Our children are falling apart. They are flabbier, less flexible and their carriage is far more crumpled than their European peers. Research among Irish children aged five to 10 shows that more than 40 per cent of Irish children undertake less physical activity than they need.
This research was conducted by Dr Tony Watson, director of the Growth and Development Centre at the University of Limerick (UL). Watson has discovered that Irish children have aerobic fitness levels which are less than 80 per cent of the European average. Obviously this degree of unfitness has serious implications for children's health. With this in mind, the VHI recently launched a campaign designed to encourage children to take more exercise. Go For It is an education programme which has a range of suggested activities. As part of the initiative, an activity poster is being circulated to more than 80,000 homes illustrating various play ideas children can pick and choose from.

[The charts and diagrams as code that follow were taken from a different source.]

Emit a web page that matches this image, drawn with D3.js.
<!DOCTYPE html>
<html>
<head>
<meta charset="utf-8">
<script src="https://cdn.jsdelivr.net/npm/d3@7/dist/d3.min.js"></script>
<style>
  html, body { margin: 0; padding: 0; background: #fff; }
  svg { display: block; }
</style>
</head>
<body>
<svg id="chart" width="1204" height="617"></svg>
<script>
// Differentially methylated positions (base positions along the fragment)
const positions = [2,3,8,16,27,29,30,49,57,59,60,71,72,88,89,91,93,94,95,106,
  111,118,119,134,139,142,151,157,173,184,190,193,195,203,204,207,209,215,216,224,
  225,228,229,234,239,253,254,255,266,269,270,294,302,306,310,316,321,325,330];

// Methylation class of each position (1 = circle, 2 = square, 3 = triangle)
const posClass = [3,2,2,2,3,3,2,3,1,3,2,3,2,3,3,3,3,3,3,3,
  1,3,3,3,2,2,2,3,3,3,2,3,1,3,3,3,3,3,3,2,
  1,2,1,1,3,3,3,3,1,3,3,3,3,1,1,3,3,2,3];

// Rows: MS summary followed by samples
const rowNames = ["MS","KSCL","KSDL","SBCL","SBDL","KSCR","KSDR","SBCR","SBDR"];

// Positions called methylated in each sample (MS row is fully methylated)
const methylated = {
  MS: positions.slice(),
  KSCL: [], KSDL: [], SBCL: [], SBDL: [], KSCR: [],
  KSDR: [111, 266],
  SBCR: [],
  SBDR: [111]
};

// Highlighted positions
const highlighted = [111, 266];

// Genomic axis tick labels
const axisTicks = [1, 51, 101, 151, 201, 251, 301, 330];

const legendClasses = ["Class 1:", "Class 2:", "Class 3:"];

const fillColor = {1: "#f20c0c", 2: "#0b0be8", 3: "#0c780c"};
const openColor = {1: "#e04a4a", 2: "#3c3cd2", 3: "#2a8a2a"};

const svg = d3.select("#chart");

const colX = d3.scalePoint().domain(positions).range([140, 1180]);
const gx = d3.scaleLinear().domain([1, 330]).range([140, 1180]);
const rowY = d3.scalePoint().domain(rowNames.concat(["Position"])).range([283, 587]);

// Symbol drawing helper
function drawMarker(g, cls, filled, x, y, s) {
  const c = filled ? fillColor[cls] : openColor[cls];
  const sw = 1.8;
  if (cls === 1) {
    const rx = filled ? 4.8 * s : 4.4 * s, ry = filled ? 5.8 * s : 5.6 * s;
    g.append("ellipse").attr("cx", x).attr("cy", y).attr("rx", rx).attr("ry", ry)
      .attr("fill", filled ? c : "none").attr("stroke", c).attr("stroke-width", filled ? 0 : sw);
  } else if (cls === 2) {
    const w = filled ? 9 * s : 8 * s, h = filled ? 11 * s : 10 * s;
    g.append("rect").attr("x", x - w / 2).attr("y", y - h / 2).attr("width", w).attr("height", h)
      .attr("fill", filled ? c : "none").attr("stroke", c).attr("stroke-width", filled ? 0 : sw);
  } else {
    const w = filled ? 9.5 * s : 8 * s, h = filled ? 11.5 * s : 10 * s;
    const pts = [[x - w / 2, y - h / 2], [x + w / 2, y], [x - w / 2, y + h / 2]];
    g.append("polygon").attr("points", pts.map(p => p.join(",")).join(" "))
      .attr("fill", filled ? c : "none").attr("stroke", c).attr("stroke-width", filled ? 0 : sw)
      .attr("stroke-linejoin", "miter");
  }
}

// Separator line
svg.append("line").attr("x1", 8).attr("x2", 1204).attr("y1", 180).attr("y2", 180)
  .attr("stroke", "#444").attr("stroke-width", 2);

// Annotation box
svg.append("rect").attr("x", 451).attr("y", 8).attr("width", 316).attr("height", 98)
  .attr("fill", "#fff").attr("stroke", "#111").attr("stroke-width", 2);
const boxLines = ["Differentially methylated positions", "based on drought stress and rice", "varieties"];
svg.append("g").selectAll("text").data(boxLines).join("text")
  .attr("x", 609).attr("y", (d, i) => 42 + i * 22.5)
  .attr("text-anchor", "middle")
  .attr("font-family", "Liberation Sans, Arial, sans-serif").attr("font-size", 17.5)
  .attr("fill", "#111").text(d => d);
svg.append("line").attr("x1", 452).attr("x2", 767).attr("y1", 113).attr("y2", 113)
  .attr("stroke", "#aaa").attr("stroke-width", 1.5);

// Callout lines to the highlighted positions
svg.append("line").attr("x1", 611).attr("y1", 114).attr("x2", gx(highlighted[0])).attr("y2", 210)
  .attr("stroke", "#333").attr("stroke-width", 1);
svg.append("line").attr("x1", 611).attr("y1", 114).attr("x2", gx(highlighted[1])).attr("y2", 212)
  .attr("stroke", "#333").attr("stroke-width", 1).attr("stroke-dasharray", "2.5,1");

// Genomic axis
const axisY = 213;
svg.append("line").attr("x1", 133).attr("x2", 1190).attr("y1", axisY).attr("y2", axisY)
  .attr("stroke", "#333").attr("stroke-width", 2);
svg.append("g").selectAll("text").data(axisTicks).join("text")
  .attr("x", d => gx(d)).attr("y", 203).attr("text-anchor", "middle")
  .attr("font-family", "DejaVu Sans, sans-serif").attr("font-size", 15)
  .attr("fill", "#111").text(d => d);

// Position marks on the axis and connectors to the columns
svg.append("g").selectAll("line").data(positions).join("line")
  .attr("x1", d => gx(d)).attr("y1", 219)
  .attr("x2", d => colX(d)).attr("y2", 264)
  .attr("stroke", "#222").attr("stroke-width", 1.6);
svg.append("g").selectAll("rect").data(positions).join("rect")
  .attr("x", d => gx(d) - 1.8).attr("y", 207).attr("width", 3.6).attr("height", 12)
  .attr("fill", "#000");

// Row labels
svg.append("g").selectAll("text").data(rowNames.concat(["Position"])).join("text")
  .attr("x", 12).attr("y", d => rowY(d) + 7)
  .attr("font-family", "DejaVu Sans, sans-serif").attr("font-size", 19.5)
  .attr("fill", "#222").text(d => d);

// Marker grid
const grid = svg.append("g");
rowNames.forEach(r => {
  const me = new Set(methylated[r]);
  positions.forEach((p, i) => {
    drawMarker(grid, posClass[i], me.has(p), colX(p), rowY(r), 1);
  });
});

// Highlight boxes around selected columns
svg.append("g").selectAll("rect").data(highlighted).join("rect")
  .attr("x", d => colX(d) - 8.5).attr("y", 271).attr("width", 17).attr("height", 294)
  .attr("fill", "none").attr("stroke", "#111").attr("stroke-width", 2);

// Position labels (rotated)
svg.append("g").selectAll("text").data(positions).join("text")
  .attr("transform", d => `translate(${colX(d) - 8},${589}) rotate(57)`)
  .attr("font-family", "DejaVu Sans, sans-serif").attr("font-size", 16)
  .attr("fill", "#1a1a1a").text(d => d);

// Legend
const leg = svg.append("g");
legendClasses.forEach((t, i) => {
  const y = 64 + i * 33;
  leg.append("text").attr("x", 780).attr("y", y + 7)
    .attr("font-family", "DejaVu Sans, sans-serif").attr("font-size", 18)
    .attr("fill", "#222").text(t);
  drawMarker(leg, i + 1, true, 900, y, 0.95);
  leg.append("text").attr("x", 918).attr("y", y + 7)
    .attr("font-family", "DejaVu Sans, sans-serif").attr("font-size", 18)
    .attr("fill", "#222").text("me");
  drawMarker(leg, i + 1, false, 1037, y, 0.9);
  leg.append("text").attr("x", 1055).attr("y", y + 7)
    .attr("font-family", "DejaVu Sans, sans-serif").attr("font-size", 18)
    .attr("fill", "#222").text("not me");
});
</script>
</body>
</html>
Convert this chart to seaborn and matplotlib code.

There's nothing wildly new and exciting among these ideas - they are the games anyone who has spent any amount of time in Ireland should be familiar with: hopscotch, leapfrog, musical chairs. The programme is not about sending your children to the local gym for a daily work-out - it's about helping them find time to have some fun. Dr Marie Murray, co-ordinator of the new master's degree in family therapy at UL and a senior child psychologist, explains: "Play is serious business. It gives children the opportunity to get in quite a lot of physical exercises which helps them stay fit, and it also helps them develop a range of physical, intellectual and social skills. "A game like hopscotch, for example, involves fairly sophisticated hand-eye co-ordination. "These are all games people a generation ago grew up on, unwittingly taking the skills they developed for granted. Nowadays our children play out less and less, with the result that we have an increase in conditions like dyspraxia.
"In the past, by the time the kids had all finished tearing around the place keeping up with one another they had of necessity developed particular skills. Nowadays we have to bring them to multi-sensory therapy to rectify problems they have developed." There are all sorts of issues feeding into the apparent demise of one of the most essential ingredients of childhood. Fewer children chase their way to and from school, due largely to traffic and "stranger-danger" fears.
More homework and an emphasis on doing well at school younger and younger means more time spent slouched over books. The television, video games, computer games and even the sort of educational toys parents buy their children with the best of intentions, are eating into the time once spent outside playing. "Ironically, now that parents have an increasingly sophisticated understanding of their children's developmental needs, they are providing for them in ways which are actually preventing their children from thriving," Murray remarks. "Families are smaller and more child-focused. Parents seek to give their children all sorts of beneficial opportunities in the form of computer games and extracurricular classes, but this has lead to less and less time to play, and many of the old games which had in fact as many, if not more, benefits than what we now offer our children are dying out."
When children get together and play for hours on end with little or no adult intervention, they teach themselves things their parents spend hours tearing their hair out trying to explain. "Children invent very complex games which involve a range of skills," Murray says. "They learn to negotiate, they learn to understand and carry out rules, they learn planning and organisational skills, they learn how to shift the direction something is taking so their own ideas are incorporated, and they learn to feel their way through difficult group dynamics.
"But perhaps one of the most important things they learn is who they are. By adopting roles in an imaginative world where anything can happen, children actually develop a sense of self, something which is invaluable for their self-esteem."
ALONGSIDE THE SOCIAL and psychological benefits of play are the skills children pick up which help them learn academic skills at school. "A pretend game, where children might use an old box as a car, a house or an aeroplane, for example, is the sort of symbolic play which paves the way towards developing an understanding of the symbolic systems we use in reading and maths," Murray says.
There is a tough, cut-throat market out there feeding on parental feelings of guilt and inadequacy. A child moaning "I'm bored" translates to parent ears as "you've failed me, and my future is ruined". In fact, parents might do no better than to tell the bored child to go and play. "Where children play happily without adult direction, they tend to learn the skills they need to learn." Murray says. "It's not that high-tech games, television or educational toys and extracurricular classes are bad for children. They are fun, and useful, but there is a need for some balance. "Giving children the time, and a safe environment, in which to play is crucial to their well-being."